What needs to be done :: The listing below begins with the first line you should copy; stop after the line containing "legend_centers_px = [531, 626, 691]", and drop every picture.

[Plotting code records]
** Begin **

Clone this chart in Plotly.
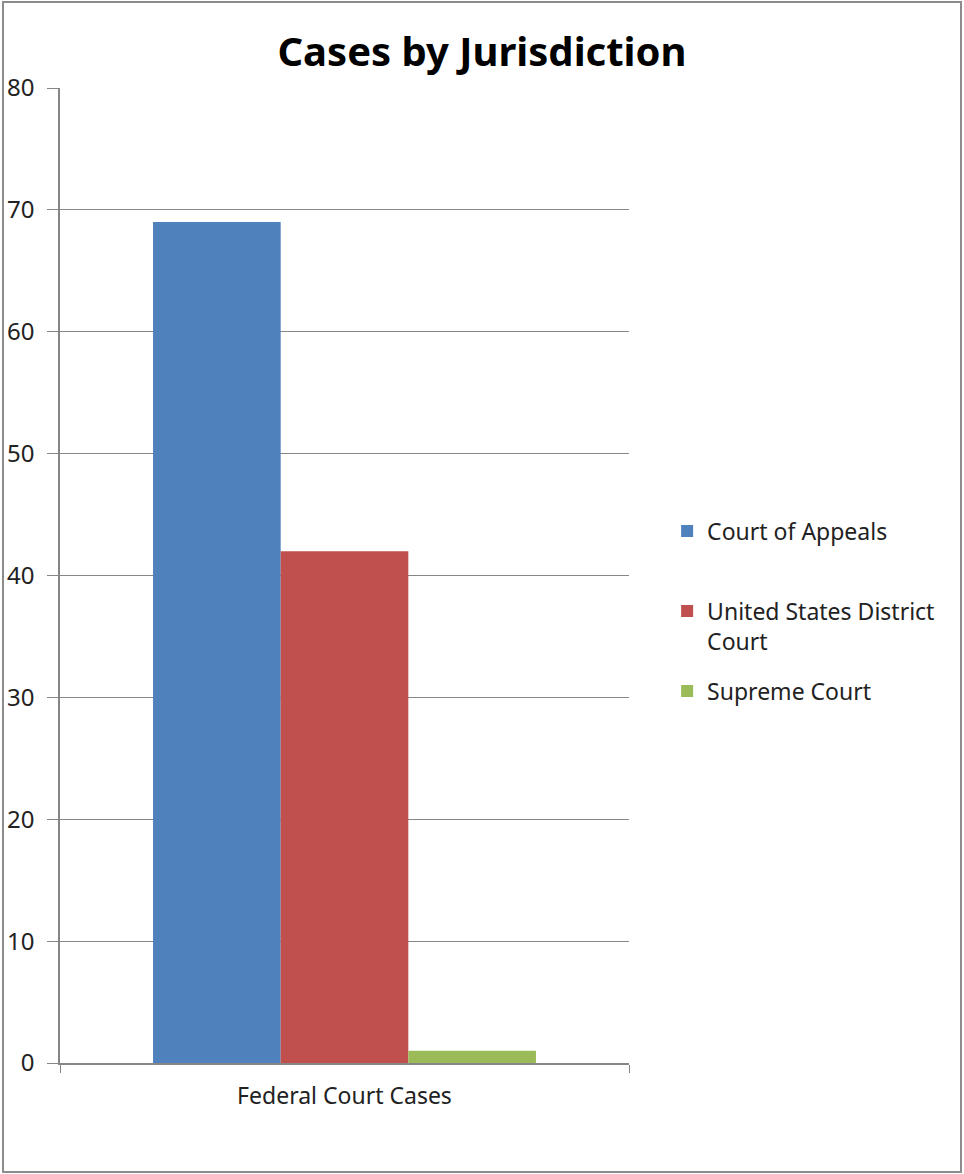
import plotly.graph_objects as go

categories = ["Federal Court Cases"]
series_names = ["Court of Appeals", "United States District<br>Court", "Supreme Court"]
series_values = [[69], [42], [1]]
series_colors = ["#4F81BD", "#C0504D", "#9BBB59"]
y_ticks = [0, 10, 20, 30, 40, 50, 60, 70, 80]

FONT = "Noto Sans"
PLOT_TOP, PLOT_BOTTOM = 88, 1063
legend_centers_px = [531, 626, 691]

fig = go.Figure()
legend_names = ["legend", "legend2", "legend3"]
for i, (name, vals, col) in enumerate(zip(series_names, series_values, series_colors)):
    fig.add_trace(go.Bar(x=categories, y=vals, name=name, marker_color=col,
                         marker_line_width=0, legend=legend_names[i]))

legend_common = dict(x=1.067, xanchor="left", yanchor="middle",
                     font=dict(size=23, color="#222222", family=FONT),
                     valign="top", bgcolor="rgba(0,0,0,0)")
legends = {}
for ln, cy in zip(legend_names, legend_centers_px):
    legends[ln] = dict(legend_common, y=(PLOT_BOTTOM - cy) / (PLOT_BOTTOM - PLOT_TOP))

fig.update_layout(
    width=964, height=1174,
    margin=dict(l=60, r=335, t=PLOT_TOP, b=1174 - PLOT_BOTTOM, autoexpand=False),
    paper_bgcolor="white", plot_bgcolor="white",
    barmode="group", bargap=0.327, bargroupgap=0,
    font=dict(family=FONT, color="#222222"),
    title=dict(text="<b>Cases by Jurisdiction</b>", x=0.5, xref="container", xanchor="center",
               y=1 - 52 / 1174, yanchor="middle", font=dict(size=40, color="black", family=FONT)),
    showlegend=True,
    xaxis=dict(showline=True, linecolor="#868686", linewidth=1.5, ticks="outside", ticklen=8,
               tickcolor="#868686", tickson="boundaries", tickfont=dict(size=23),
               ticklabelstandoff=12, automargin=False, fixedrange=True),
    yaxis=dict(range=[0, 80], tickvals=y_ticks, showgrid=True, gridcolor="#868686", gridwidth=1,
               showline=True, linecolor="#868686", linewidth=1.5, ticks="outside", ticklen=11,
               tickcolor="#868686", tickfont=dict(size=24), ticklabelstandoff=8, zeroline=False,
               automargin=False),
    **legends,
)
fig.add_shape(type="rect", xref="paper", yref="paper",
              x0=(3 - 60) / 569, x1=(961 - 60) / 569,
              y0=(1063 - 1172) / 975, y1=(1063 - 2) / 975,
              line=dict(color="#8C8C8C", width=2), fillcolor="rgba(0,0,0,0)", layer="below")
fig.write_html("out.html")
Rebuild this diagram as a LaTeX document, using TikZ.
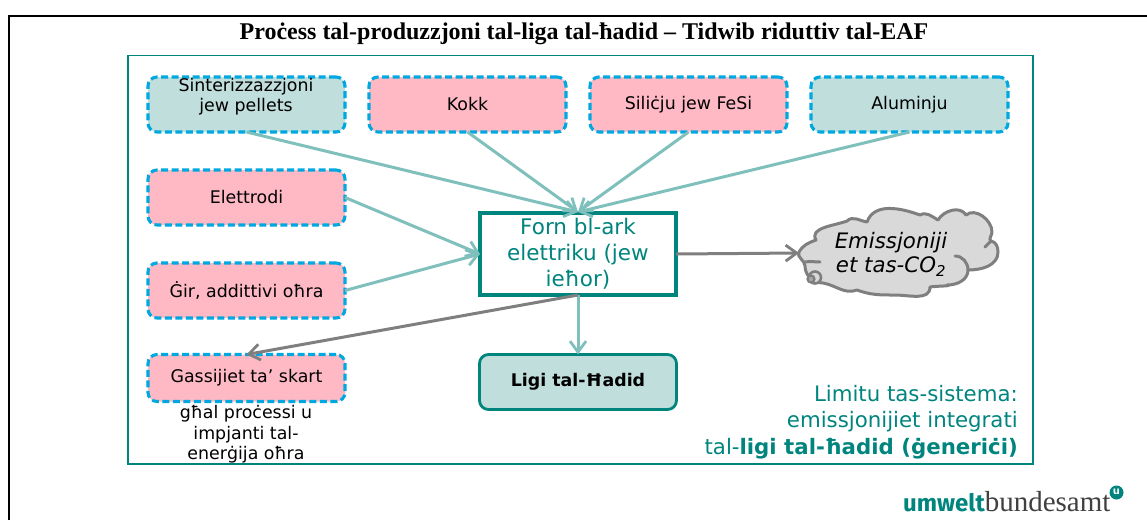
\documentclass[tikz,border=0pt]{standalone}
\usepackage{fontspec}
\setmainfont{DejaVu Sans}
\newfontfamily\titlefont{Liberation Serif}
\newfontfamily\logofont{Liberation Serif}
\newfontfamily\logobold{Fira Sans}
\definecolor{teal1}{HTML}{00847E}
\definecolor{tealL}{HTML}{7FBFBC}
\definecolor{tealF}{HTML}{BFDEDC}
\definecolor{pinkF}{HTML}{FFB9C5}
\definecolor{dashB}{HTML}{00A8E0}
\definecolor{greyA}{HTML}{7F7F7F}
\definecolor{cloudF}{HTML}{D9D9D9}
\tikzset{
  x=1pt,y=-1pt,
  inbox/.style={rounded corners=9pt,draw=dashB,line width=3.1pt,dash pattern=on 7pt off 3.5pt,outer sep=0pt,minimum width=197pt,anchor=north west,inner sep=0pt,align=center,font=\fontsize{17.4}{20}\selectfont},
  tealbox/.style={inbox,fill=tealF},
  pinkbox/.style={inbox,fill=pinkF},
  flowin/.style={draw=tealL,line width=3pt,-{Straight Barb[length=11pt,width=16pt,line width=2.8pt]}},
  flowout/.style={draw=greyA,line width=3pt,-{Straight Barb[length=11pt,width=16pt,line width=2.8pt]}},
  plain/.style={inner sep=0pt,align=center},
}
\usetikzlibrary{arrows.meta}
\begin{document}
\begin{tikzpicture}
\useasboundingbox (0,0) rectangle (1147,520);
\draw[line width=2pt,black] (9,520) -- (9,15.5) -- (1147,15.5);
\node[plain,font=\titlefont\bfseries\fontsize{24}{24}\selectfont] (title) at (584,34) {Proċess tal-produzzjoni tal-liga tal-ħadid – Tidwib riduttiv tal-EAF};
\draw[teal1,line width=1.8pt] (128,55.5) rectangle (1033,464);

\node[tealbox,minimum height=55pt] (sinter) at (148,77) {};
\node[plain,font=\fontsize{17.4}{20}\selectfont] (sintertext) at (246,96.5) {Sinterizzazzjoni\\jew pellets};
\node[pinkbox,minimum height=55pt] (kokk) at (369,77) {Kokk};
\node[pinkbox,minimum height=55pt] (sil) at (590,77) {Siliċju jew FeSi};
\node[tealbox,minimum height=55pt] (alu) at (811,77) {Aluminju};
\node[pinkbox,minimum height=55pt] (elet) at (148,170) {Elettrodi};
\node[pinkbox,minimum height=55pt] (gir) at (148,263) {Ġir, addittivi oħra};
\node[pinkbox,minimum height=47pt] (gas) at (148,354.5) {\raisebox{-2pt}{Gassijiet ta’ skart}};
\node[plain,font=\fontsize{17.4}{20.5}\selectfont] (gasnote) at (246,434.5) {għal proċessi u\\impjanti tal-\\enerġija oħra};

\node[draw=teal1,line width=3.4pt,outer sep=0pt,fill=white,minimum width=196pt,minimum height=82pt,inner sep=0pt,align=center,text=teal1,font=\fontsize{21.5}{26}\selectfont,anchor=north west] (eaf) at (480,213) {Forn bl-ark\\elettriku (jew\\ieħor)};
\node[draw=teal1,line width=2.8pt,outer sep=0pt,fill=tealF,rounded corners=9pt,minimum width=197pt,minimum height=55pt,inner sep=0pt,font=\bfseries\fontsize{17.4}{20}\selectfont,anchor=north west] (ligi) at (479.5,354.5) {\raisebox{-2.5pt}{Ligi tal-Ħadid}};

\coordinate (tip) at (578,212);
\coordinate (eafL) at (480,254);
\draw[flowin] (sinter.south) -- (tip);
\draw[flowin] (kokk.south) -- (tip);
\draw[flowin] (sil.south) -- (tip);
\draw[flowin] (alu.south) -- (tip);
\draw[flowin] (elet.east) -- (eafL);
\draw[flowin] (gir.east) -- (eafL);
\draw[flowin] (eaf.south) -- (ligi.north);
\draw[flowout] (eaf.south) -- (gas.north);

% cloud
\coordinate (cl) at (799,253);
\draw[draw=greyA,line width=3pt,fill=cloudF,line join=round]
  (799,252) to[out=60,in=200] (816,240)
  to[out=120,in=200] (847,221)
  to[out=45,in=170] (867,222)
  to[out=70,in=160] (920,215)
  to[out=30,in=150] (938,220)
  to[out=60,in=120] (966,215)
  to[out=40,in=90] (992,232)
  to[out=-90,in=150] (991,241)
  to[out=-10,in=90] (998,252)
  to[out=-90,in=0] (968,270)
  to[out=-90,in=0] (947,285)
  to[out=-10,in=10] (930,287)
  to[out=-90,in=0] (895,295)
  to[out=180,in=-20] (857,290)
  to[out=200,in=-10] (823,283)
  to[out=180,in=-90] (805,266)
  to[out=90,in=240] (799,252) -- cycle;
\draw[draw=greyA,line width=3pt,line cap=round]
  (805,262) to[out=10,in=180] (820,262)
  (955,256) to[out=0,in=90] (968,270)
  (985,247) -- (991,241);
\draw[draw=greyA,line width=2.6pt,fill=cloudF] (815,277.5) circle (6);
\draw[draw=greyA,line width=2.2pt,fill=greyA!70] (811,279) circle (3.5);
\node[plain,font=\itshape\fontsize{21.3}{24}\selectfont] (co2) at (891,254) {Emissjoniji\\et tas-CO\textsubscript{2}};
\draw[flowout] (eaf.east) -- (cl);

\node[plain,align=right,anchor=south east,text=teal1,font=\fontsize{21.3}{26.5}\selectfont] (lim) at (1018,459) {Limitu tas-sistema:\\emissjonijiet integrati\\tal-\textbf{ligi tal-ħadid (ġeneriċi)}};

\node[plain,anchor=base west,font=\fontsize{24}{24}\selectfont] (logo) at (903,511) {\textcolor{teal1}{\logobold\bfseries umwelt}\textcolor{black!75}{\logofont\fontsize{29}{29}\selectfont bundesamt}};
\fill[teal1] (1116.5,492.5) circle (7);
\node[plain,text=white,font=\bfseries\fontsize{10}{10}\selectfont] (logou) at (1116.5,492) {u};
\end{tikzpicture}
\end{document}
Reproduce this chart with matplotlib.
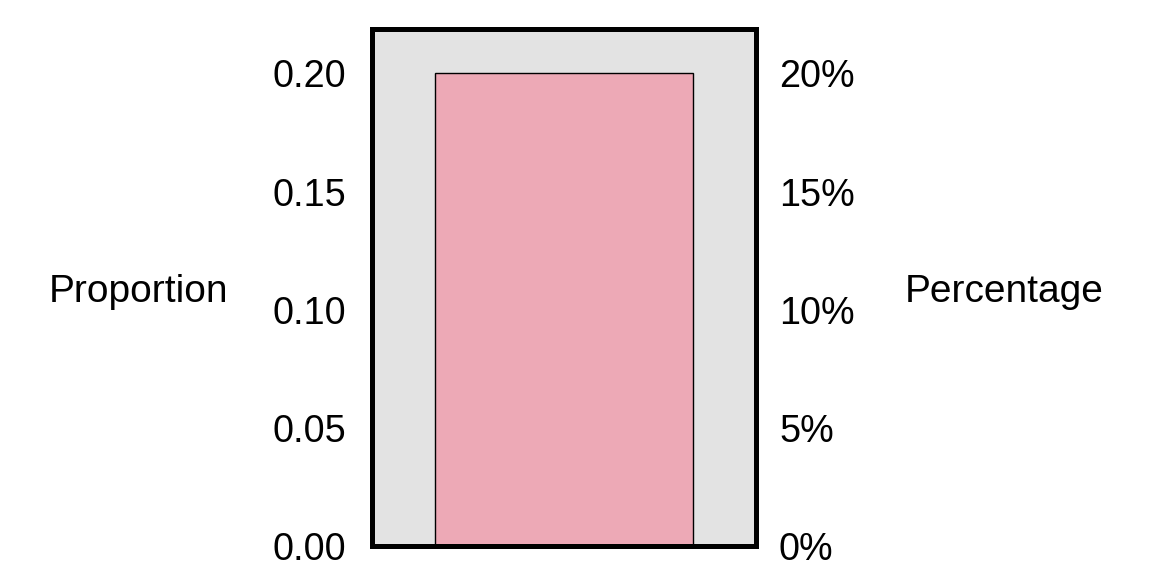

** End **

Full answer ::
Clone this chart in Plotly.
import plotly.graph_objects as go

categories = ["Federal Court Cases"]
series_names = ["Court of Appeals", "United States District<br>Court", "Supreme Court"]
series_values = [[69], [42], [1]]
series_colors = ["#4F81BD", "#C0504D", "#9BBB59"]
y_ticks = [0, 10, 20, 30, 40, 50, 60, 70, 80]

FONT = "Noto Sans"
PLOT_TOP, PLOT_BOTTOM = 88, 1063
legend_centers_px = [531, 626, 691]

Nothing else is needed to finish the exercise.